start SOURCE MATERIAL
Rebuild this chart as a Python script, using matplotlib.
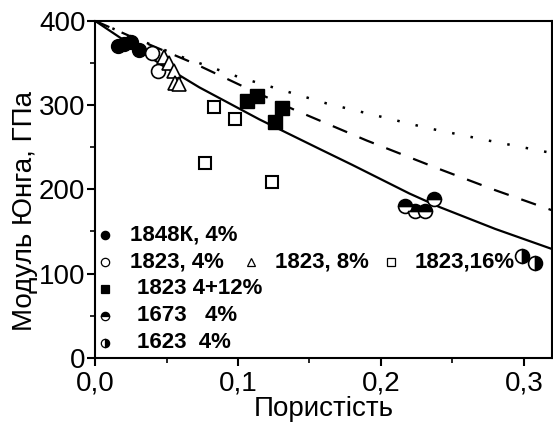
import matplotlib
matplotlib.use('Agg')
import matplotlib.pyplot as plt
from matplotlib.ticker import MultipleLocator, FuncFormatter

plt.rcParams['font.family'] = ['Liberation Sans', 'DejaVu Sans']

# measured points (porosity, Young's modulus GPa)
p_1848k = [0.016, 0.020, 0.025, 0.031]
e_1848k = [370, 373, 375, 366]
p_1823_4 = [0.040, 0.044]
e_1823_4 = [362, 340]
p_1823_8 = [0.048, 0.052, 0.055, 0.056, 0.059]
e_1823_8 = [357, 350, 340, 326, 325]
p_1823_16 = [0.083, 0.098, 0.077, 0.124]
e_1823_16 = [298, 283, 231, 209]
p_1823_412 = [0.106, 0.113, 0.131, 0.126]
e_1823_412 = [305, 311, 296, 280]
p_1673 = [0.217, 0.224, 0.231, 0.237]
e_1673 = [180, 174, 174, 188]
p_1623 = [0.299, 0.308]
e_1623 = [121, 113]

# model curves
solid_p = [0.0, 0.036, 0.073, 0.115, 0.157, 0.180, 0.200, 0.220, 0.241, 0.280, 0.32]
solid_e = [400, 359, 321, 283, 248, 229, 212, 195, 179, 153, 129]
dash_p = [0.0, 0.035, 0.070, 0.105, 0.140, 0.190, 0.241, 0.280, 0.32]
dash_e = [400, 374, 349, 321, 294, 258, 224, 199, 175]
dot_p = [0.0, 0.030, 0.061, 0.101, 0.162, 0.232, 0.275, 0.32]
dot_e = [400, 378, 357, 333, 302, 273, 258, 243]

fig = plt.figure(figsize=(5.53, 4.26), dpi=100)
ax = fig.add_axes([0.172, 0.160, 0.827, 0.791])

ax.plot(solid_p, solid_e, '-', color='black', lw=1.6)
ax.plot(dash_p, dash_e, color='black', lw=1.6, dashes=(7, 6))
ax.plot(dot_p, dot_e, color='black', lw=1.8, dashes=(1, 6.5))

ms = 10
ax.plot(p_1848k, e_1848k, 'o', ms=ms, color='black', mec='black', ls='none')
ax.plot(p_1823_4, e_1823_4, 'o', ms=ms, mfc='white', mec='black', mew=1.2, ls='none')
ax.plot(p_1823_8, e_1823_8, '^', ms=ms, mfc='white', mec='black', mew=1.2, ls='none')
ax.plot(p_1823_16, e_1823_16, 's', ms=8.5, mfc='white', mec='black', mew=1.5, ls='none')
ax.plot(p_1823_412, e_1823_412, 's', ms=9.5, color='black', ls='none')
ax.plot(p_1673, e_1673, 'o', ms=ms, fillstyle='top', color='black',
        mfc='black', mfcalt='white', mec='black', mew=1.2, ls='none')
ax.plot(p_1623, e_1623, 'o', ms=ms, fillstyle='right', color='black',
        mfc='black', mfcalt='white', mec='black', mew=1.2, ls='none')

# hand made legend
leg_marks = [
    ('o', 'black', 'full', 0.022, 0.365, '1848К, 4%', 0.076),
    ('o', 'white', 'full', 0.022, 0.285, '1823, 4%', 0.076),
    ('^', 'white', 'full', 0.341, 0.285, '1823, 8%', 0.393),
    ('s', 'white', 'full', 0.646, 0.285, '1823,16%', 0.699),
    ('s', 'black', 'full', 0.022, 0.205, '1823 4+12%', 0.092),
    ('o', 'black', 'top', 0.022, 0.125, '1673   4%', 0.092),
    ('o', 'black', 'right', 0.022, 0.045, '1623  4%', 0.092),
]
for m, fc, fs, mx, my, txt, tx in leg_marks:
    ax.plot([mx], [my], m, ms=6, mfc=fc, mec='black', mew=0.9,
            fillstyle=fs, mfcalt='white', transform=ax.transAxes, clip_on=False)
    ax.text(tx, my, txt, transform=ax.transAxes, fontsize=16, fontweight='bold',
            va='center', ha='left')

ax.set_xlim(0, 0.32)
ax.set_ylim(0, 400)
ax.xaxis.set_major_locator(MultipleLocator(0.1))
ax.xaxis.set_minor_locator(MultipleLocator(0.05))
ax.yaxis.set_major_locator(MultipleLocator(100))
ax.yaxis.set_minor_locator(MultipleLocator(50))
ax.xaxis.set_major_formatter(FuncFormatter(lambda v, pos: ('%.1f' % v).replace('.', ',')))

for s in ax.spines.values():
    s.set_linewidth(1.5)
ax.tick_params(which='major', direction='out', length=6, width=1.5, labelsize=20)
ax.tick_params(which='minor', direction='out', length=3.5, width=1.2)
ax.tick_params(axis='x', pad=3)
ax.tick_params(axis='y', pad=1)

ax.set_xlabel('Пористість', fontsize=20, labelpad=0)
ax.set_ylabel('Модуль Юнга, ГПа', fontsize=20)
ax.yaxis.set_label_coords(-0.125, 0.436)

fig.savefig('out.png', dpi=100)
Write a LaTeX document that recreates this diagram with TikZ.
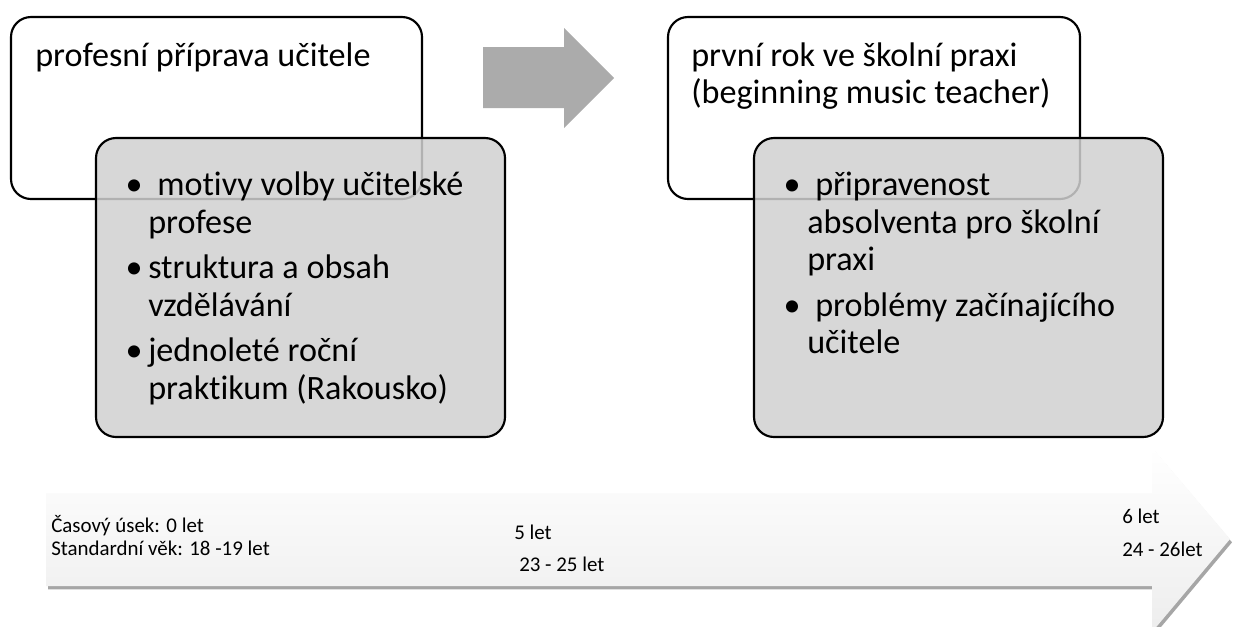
end SOURCE MATERIAL
__STATED EXERCISE__
Leave the pictures out and print the records above exactly as they stand.

__SOLUTION TO THIS TASK__
Rebuild this chart as a Python script, using matplotlib.
import matplotlib
matplotlib.use('Agg')
import matplotlib.pyplot as plt
from matplotlib.ticker import MultipleLocator, FuncFormatter

plt.rcParams['font.family'] = ['Liberation Sans', 'DejaVu Sans']

# measured points (porosity, Young's modulus GPa)
p_1848k = [0.016, 0.020, 0.025, 0.031]
e_1848k = [370, 373, 375, 366]
p_1823_4 = [0.040, 0.044]
e_1823_4 = [362, 340]
p_1823_8 = [0.048, 0.052, 0.055, 0.056, 0.059]
e_1823_8 = [357, 350, 340, 326, 325]
p_1823_16 = [0.083, 0.098, 0.077, 0.124]
e_1823_16 = [298, 283, 231, 209]
p_1823_412 = [0.106, 0.113, 0.131, 0.126]
e_1823_412 = [305, 311, 296, 280]
p_1673 = [0.217, 0.224, 0.231, 0.237]
e_1673 = [180, 174, 174, 188]
p_1623 = [0.299, 0.308]
e_1623 = [121, 113]

# model curves
solid_p = [0.0, 0.036, 0.073, 0.115, 0.157, 0.180, 0.200, 0.220, 0.241, 0.280, 0.32]
solid_e = [400, 359, 321, 283, 248, 229, 212, 195, 179, 153, 129]
dash_p = [0.0, 0.035, 0.070, 0.105, 0.140, 0.190, 0.241, 0.280, 0.32]
dash_e = [400, 374, 349, 321, 294, 258, 224, 199, 175]
dot_p = [0.0, 0.030, 0.061, 0.101, 0.162, 0.232, 0.275, 0.32]
dot_e = [400, 378, 357, 333, 302, 273, 258, 243]

fig = plt.figure(figsize=(5.53, 4.26), dpi=100)
ax = fig.add_axes([0.172, 0.160, 0.827, 0.791])

ax.plot(solid_p, solid_e, '-', color='black', lw=1.6)
ax.plot(dash_p, dash_e, color='black', lw=1.6, dashes=(7, 6))
ax.plot(dot_p, dot_e, color='black', lw=1.8, dashes=(1, 6.5))

ms = 10
ax.plot(p_1848k, e_1848k, 'o', ms=ms, color='black', mec='black', ls='none')
ax.plot(p_1823_4, e_1823_4, 'o', ms=ms, mfc='white', mec='black', mew=1.2, ls='none')
ax.plot(p_1823_8, e_1823_8, '^', ms=ms, mfc='white', mec='black', mew=1.2, ls='none')
ax.plot(p_1823_16, e_1823_16, 's', ms=8.5, mfc='white', mec='black', mew=1.5, ls='none')
ax.plot(p_1823_412, e_1823_412, 's', ms=9.5, color='black', ls='none')
ax.plot(p_1673, e_1673, 'o', ms=ms, fillstyle='top', color='black',
        mfc='black', mfcalt='white', mec='black', mew=1.2, ls='none')
ax.plot(p_1623, e_1623, 'o', ms=ms, fillstyle='right', color='black',
        mfc='black', mfcalt='white', mec='black', mew=1.2, ls='none')

# hand made legend
leg_marks = [
    ('o', 'black', 'full', 0.022, 0.365, '1848К, 4%', 0.076),
    ('o', 'white', 'full', 0.022, 0.285, '1823, 4%', 0.076),
    ('^', 'white', 'full', 0.341, 0.285, '1823, 8%', 0.393),
    ('s', 'white', 'full', 0.646, 0.285, '1823,16%', 0.699),
    ('s', 'black', 'full', 0.022, 0.205, '1823 4+12%', 0.092),
    ('o', 'black', 'top', 0.022, 0.125, '1673   4%', 0.092),
    ('o', 'black', 'right', 0.022, 0.045, '1623  4%', 0.092),
]
for m, fc, fs, mx, my, txt, tx in leg_marks:
    ax.plot([mx], [my], m, ms=6, mfc=fc, mec='black', mew=0.9,
            fillstyle=fs, mfcalt='white', transform=ax.transAxes, clip_on=False)
    ax.text(tx, my, txt, transform=ax.transAxes, fontsize=16, fontweight='bold',
            va='center', ha='left')

ax.set_xlim(0, 0.32)
ax.set_ylim(0, 400)
ax.xaxis.set_major_locator(MultipleLocator(0.1))
ax.xaxis.set_minor_locator(MultipleLocator(0.05))
ax.yaxis.set_major_locator(MultipleLocator(100))
ax.yaxis.set_minor_locator(MultipleLocator(50))
ax.xaxis.set_major_formatter(FuncFormatter(lambda v, pos: ('%.1f' % v).replace('.', ',')))

for s in ax.spines.values():
    s.set_linewidth(1.5)
ax.tick_params(which='major', direction='out', length=6, width=1.5, labelsize=20)
ax.tick_params(which='minor', direction='out', length=3.5, width=1.2)
ax.tick_params(axis='x', pad=3)
ax.tick_params(axis='y', pad=1)

ax.set_xlabel('Пористість', fontsize=20, labelpad=0)
ax.set_ylabel('Модуль Юнга, ГПа', fontsize=20)
ax.yaxis.set_label_coords(-0.125, 0.436)

fig.savefig('out.png', dpi=100)
Write a LaTeX document that recreates this diagram with TikZ.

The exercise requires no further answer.